Using water when you are brushing? $10 to the Dumbwater plant if it is ever finished
Spitting in the sink? $20 to the Dumbwater plant if it is ever finished
Use a towel or wash cloth when showering? $40 to Dumbwater plant if it is ever finished
Use Toilet Paper, oh my god! $100 per sheet to the Dumbwater plant if it is ever finished
Need to flush more than once per day? $500 to the Dumbwater plant if it is ever finished
Have your own Septic System and don’t need Dumbwater? Oh my god how dare you bypass our Trillion dollar system!
$10,000 dollar fee!
TomTar spews:
Leave it to batshit-crazt reichwingnuttery (GS et al.)to offer up off-topic non-sequiturs. Wassamatta? Can’t wrap your three braincells around the idea ?
GS spews:
Heh DUH “TomTar” this article is about “OVER” “REGULATION” My post is about the continual “over regulation and over taxation” of everything including the net as well as every other thing they can wrap their tiny minds around!
TomTar spews:
We were discussing net neutrality.
Stay on topic or get the fuck outta here !!!
NEXT !!!!!
GS spews:
Yes I am indeed sorry, I should have paid more attention to your brilliant posts on net neutrality and regulation on this thread..

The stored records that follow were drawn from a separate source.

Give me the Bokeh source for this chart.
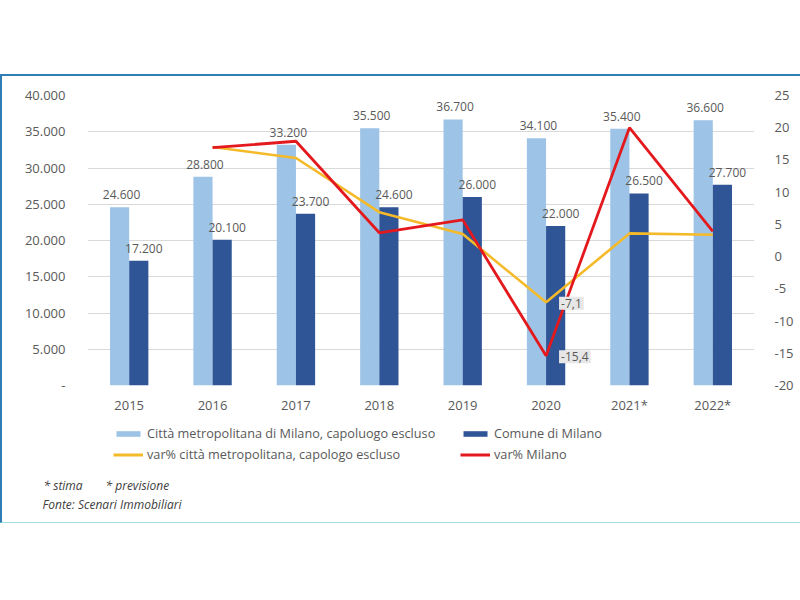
from bokeh.plotting import figure
from bokeh.models import (ColumnDataSource, Range1d, LinearAxis, FixedTicker, Legend,
                          LegendItem, Label, Spacer, FactorRange)
from bokeh.transform import dodge
from bokeh.layouts import column
from bokeh.embed import file_html
from bokeh.resources import INLINE
from bokeh.core.properties import value

# ---- data ----
years = ["2015", "2016", "2017", "2018", "2019", "2020", "2021*", "2022*"]
metro = [24600, 28800, 33200, 35500, 36700, 34100, 35400, 36600]
milano = [17200, 20100, 23700, 24600, 26000, 22000, 26500, 27700]
var_years = ["2016", "2017", "2018", "2019", "2020", "2021*", "2022*"]
var_metro = [17.0, 15.3, 6.9, 3.5, -7.1, 3.6, 3.4]
var_milano = [16.9, 17.9, 3.7, 5.7, -15.4, 20.0, 3.9]
left_ticks = [0, 5000, 10000, 15000, 20000, 25000, 30000, 35000, 40000]
right_ticks = [-20, -15, -10, -5, 0, 5, 10, 15, 20, 25]
labelled_year = ["2020"]

FONT = "Open Sans"
GREY = "#595959"
LIGHT = "#9DC3E6"
DARK = "#2F5597"
YELLOW = "#F5BA2A"
RED = "#E3191E"


def it_num(v):
    return f"{v:,}".replace(",", ".")


src = ColumnDataSource(dict(
    year=years, metro=metro, milano=milano,
    metro_lbl=[it_num(v) for v in metro],
    milano_lbl=[it_num(v) for v in milano],
))
src_ym = ColumnDataSource(dict(year=var_years, v=var_metro))
src_rm = ColumnDataSource(dict(year=var_years, v=var_milano))

W = 798
p = figure(x_range=FactorRange(*years), y_range=Range1d(0, 40000),
           width=W, height=345, output_backend="svg", toolbar_location=None,
           min_border_left=85, min_border_right=46, min_border_top=19,
           min_border_bottom=36)
p.frame_align = False
p.extra_y_ranges = {"pct": Range1d(-20, 25)}
p.outline_line_color = None
p.background_fill_color = "white"
p.border_fill_color = "white"

r_metro = p.vbar(x=dodge("year", -0.115, range=p.x_range), top="metro", width=0.23,
                 source=src, fill_color=LIGHT, line_color=None)
r_mil = p.vbar(x=dodge("year", 0.115, range=p.x_range), top="milano", width=0.23,
               source=src, fill_color=DARK, line_color=None)

p.text(x=dodge("year", -0.115, range=p.x_range), y="metro", text="metro_lbl", source=src,
       text_align="center", text_baseline="bottom", x_offset=2, y_offset=-8,
       text_font=value(FONT), text_font_size="12px", text_color=GREY)
p.text(x=dodge("year", 0.115, range=p.x_range), y="milano", text="milano_lbl", source=src,
       text_align="center", text_baseline="bottom", x_offset=5, y_offset=-8,
       text_font=value(FONT), text_font_size="12px", text_color=GREY)

r_ym = p.line(x="year", y="v", source=src_ym, y_range_name="pct",
              line_color=YELLOW, line_width=2.6)
r_rm = p.line(x="year", y="v", source=src_rm, y_range_name="pct",
              line_color=RED, line_width=2.8)


# data labels for 2020
def lbl_src(vals):
    i = var_years.index(labelled_year[0])
    v = vals[i]
    return ColumnDataSource(dict(x=labelled_year, y=[v],
                                 t=[f"{v:.1f}".replace(".", ",")]))


for s in (lbl_src(var_metro), lbl_src(var_milano)):
    p.text(x="x", y="y", text="t", source=s, y_range_name="pct",
           x_offset=13, y_offset=1, text_align="left", text_baseline="middle",
           text_font=value(FONT), text_font_size="12px", text_color=GREY,
           background_fill_color="#E7E7E7", padding=2)

# axes
p.yaxis.ticker = FixedTicker(ticks=left_ticks)
p.yaxis.major_label_overrides = {t: (it_num(t) if t else "-") for t in left_ticks}
p.ygrid.ticker = FixedTicker(ticks=left_ticks)
p.ygrid.grid_line_color = "#D9D9D9"
p.xgrid.visible = False

ax_r = LinearAxis(y_range_name="pct", ticker=FixedTicker(ticks=right_ticks))
ax_r.major_label_overrides = {t: str(t) for t in right_ticks}
p.add_layout(ax_r, "right")

for ax in (p.xaxis[0], p.yaxis[0], ax_r):
    ax.axis_line_color = None
    ax.major_tick_line_color = None
    ax.minor_tick_line_color = None
    ax.major_label_text_color = GREY
    ax.major_label_text_font = FONT
    ax.major_label_text_font_size = "13px"
p.yaxis[0].major_label_standoff = 16
ax_r.major_label_standoff = 14
p.xaxis[0].major_label_standoff = 4

# ---- lower panel: legend and notes ----
H2 = 101
p2 = figure(x_range=Range1d(0, W), y_range=Range1d(0, H2), width=W, height=H2,
            output_backend="svg", toolbar_location=None, min_border=0)
p2.frame_align = False
p2.axis.visible = False
p2.grid.visible = False
p2.outline_line_color = None
p2.border_fill_color = "white"

# off-canvas proxies that only provide the legend swatches
d_metro = p2.vbar(x=[-1000], top=[1], width=1, fill_color=LIGHT, line_color=None)
d_mil = p2.vbar(x=[-1000], top=[1], width=1, fill_color=DARK, line_color=None)
d_ym = p2.line(x=[-1000, -999], y=[1, 1], line_color=YELLOW, line_width=3)
d_rm = p2.line(x=[-1000, -999], y=[1, 1], line_color=RED, line_width=3)


def mk_legend(items, vx):
    lg = Legend(items=items, location=(vx, 58), orientation="vertical",
                glyph_width=30, glyph_height=7, label_height=20, label_standoff=4,
                spacing=1, padding=0, margin=0, border_line_color=None,
                background_fill_alpha=0, label_text_font=FONT,
                label_text_font_size="12.7px", label_text_color=GREY)
    p2.add_layout(lg, "center")


mk_legend([LegendItem(label="Città metropolitana di Milano, capoluogo escluso", renderers=[d_metro]),
           LegendItem(label="var% città metropolitana, capologo escluso", renderers=[d_ym])], 111)
mk_legend([LegendItem(label="Comune di Milano", renderers=[d_mil]),
           LegendItem(label="var% Milano", renderers=[d_rm])], 458)

note_kw = dict(text_font=FONT, text_font_size="12px", text_font_style="italic",
               text_color="#404040", text_baseline="middle")
p2.add_layout(Label(x=41, y=37, text="* stima", **note_kw))
p2.add_layout(Label(x=103, y=37, text="* previsione", **note_kw))
p2.add_layout(Label(x=40, y=18, text="Fonte: Scenari Immobiliari", **note_kw))

box = column(p, p2, spacing=0,
             styles={"border-top": "2px solid #2E7DB5", "border-left": "2px solid #2E7DB5",
                     "border-bottom": "1px solid #A6DDE3"})
layout = column(Spacer(width=800, height=74), box)
open("out.html", "w").write(file_html(layout, INLINE))
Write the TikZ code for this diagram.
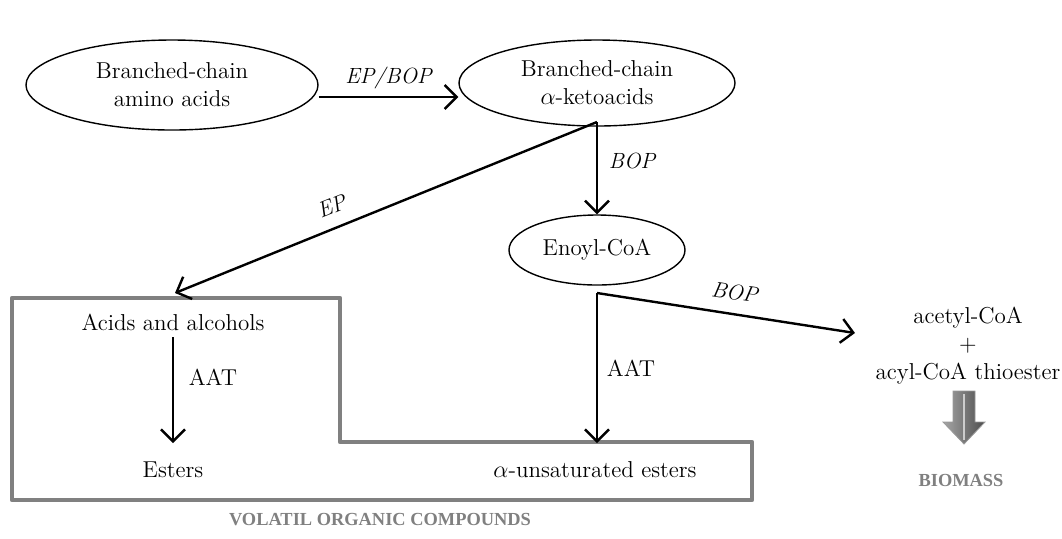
\documentclass[tikz,border=0pt]{standalone}
\usepackage{fontspec}
\usepackage{amsmath}
\usepackage{amssymb}
\usepackage{tikz}
\usetikzlibrary{calc, positioning, arrows.meta}
\newfontfamily\titlefont{Liberation Serif}

\tikzset{
  pool/.style={ellipse, draw, line width=0.7pt, align=center, minimum width=#1},
  flow/.style={-{Straight Barb[length=6pt,width=12pt]}, line width=1.2pt},
  lab/.style={font=\fontsize{11}{13}\selectfont\itshape},
  grey box/.style={draw=black!50, line width=2.4pt, line join=round},
  grey title/.style={text=black!50, font=\titlefont\fontsize{9.2}{11}\selectfont\bfseries},
}
\usetikzlibrary{shapes.geometric}

\begin{document}
\begin{tikzpicture}[x=0.5pt, y=-0.5pt, font=\fontsize{11.5}{14}\selectfont]
        \useasboundingbox (0,0) rectangle (1062,538);

        % pools
        \node[pool=146pt, minimum height=45pt](bca) at (172,85) {Branched-chain\\amino acids};
        \node[pool=138pt, minimum height=43pt](keto) at (597,83) {Branched-chain\\$\alpha$-ketoacids};
        \node[pool=88pt, minimum height=35pt](enoyl) at (597,250) {Enoyl-CoA};

        % volatile compounds
        \draw[grey box] (12,298) -- (340,298) -- (340,442) -- (752,442) -- (752,500) -- (12,500) -- cycle;
        \node(acids) at (173,322) {Acids and alcohols};
        \node(esters) at (173,470) {Esters};
        \node(unsat) at (595,470) {$\alpha$-unsaturated esters};
        \node[grey title](voc) at (380,520) {VOLATIL ORGANIC COMPOUNDS};

        % products
        \node[align=center](acetyl) at (968,346) {acetyl-CoA\\+\\acyl-CoA thioester};
        \node[grey title](biomass) at (961,480) {BIOMASS};
        \coordinate(k) at (597,122);
        \coordinate(e) at (597,293);

        \path[flow]
        (bca.east |- 0,97) edge node[above, lab] {EP/BOP} (keto.west |- 0,97)
        (k) edge node[right=2pt, lab, pos=0.42] {BOP} (enoyl.north)
        (k) edge node[above=3pt, sloped, lab, pos=0.61] {EP} (175,293)
        (e) edge node[right=1pt] {AAT} (597,443)
        (e) edge node[above=3pt, sloped, lab, pos=0.52] {BOP} (855,333)
        (acids.south) edge node[right=4pt, pos=0.38] {AAT} (173,443);

        % block arrow
        \shade[left color=black!35, right color=black!70, draw=black!40]
        (953,391) -- (975,391) -- (975,422) -- (985,422) -- (964,444) -- (943,422) -- (953,422) -- cycle;
        \draw[black!20, line width=0.6pt] (964,394) -- (964,440);
    \end{tikzpicture}
\end{document}
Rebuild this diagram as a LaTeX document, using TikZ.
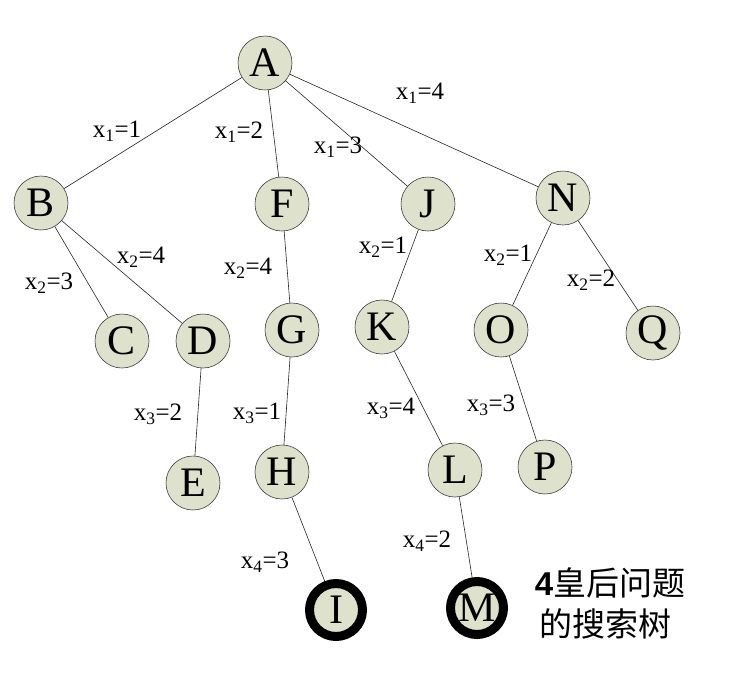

I’ll ask Goldy if he deleted them!
mark spews:
Why does Roger get to be all nasty and not get flagged?
Is he sucking Goldies thing?
headless lucy spews:
re 20: Because WingNutz™ blabber incessantly about topics that only interested people in Philadelphia, Miss. in the 1980’s.
In case you haven’t noticed, your time has come and gone. For instance, the general public now realizes that Rep. Representative John Boner is a weepy (albeit, nasty and vindictive) alcoholic whose only real skill is mixing and consuming mass quantities of gin-rickies.
Roger Rabbit spews:
@20 You haven’t been flagged either, so if I’m sucking Goldy’s thing, you must be too. neener neener
Roger Rabbit spews:
@15 It’s common practice for regulated industries to pay fees to help defray the cost of regulation. Why should I pay for necessary government regulation of your bad behavior? That’s like asking me to pay your traffic fines.
Roger Rabbit spews:
GS would dump his feces in Puget Sound if he could get away with it.
headless lucy spews:
Rep. Congressman Boner’s Gin Ricky recipe:
Ingredients to use: 6.0 oz Club Soda
1.5 oz Gin
1.0 tablespoon Lime juice
Directions: Fill a highball glass with ice. Add gin and lime juice. Fill with club soda and stir. Garnish with a wedge of lime.
Drink ten of these every evening and smoke a pack and 1/2 of Tarryton ‘coal filtered’ coffin nails.
slingshot spews:
Not only did the doctor drop GS on his head when he was born, he also kicked his fucking brains out.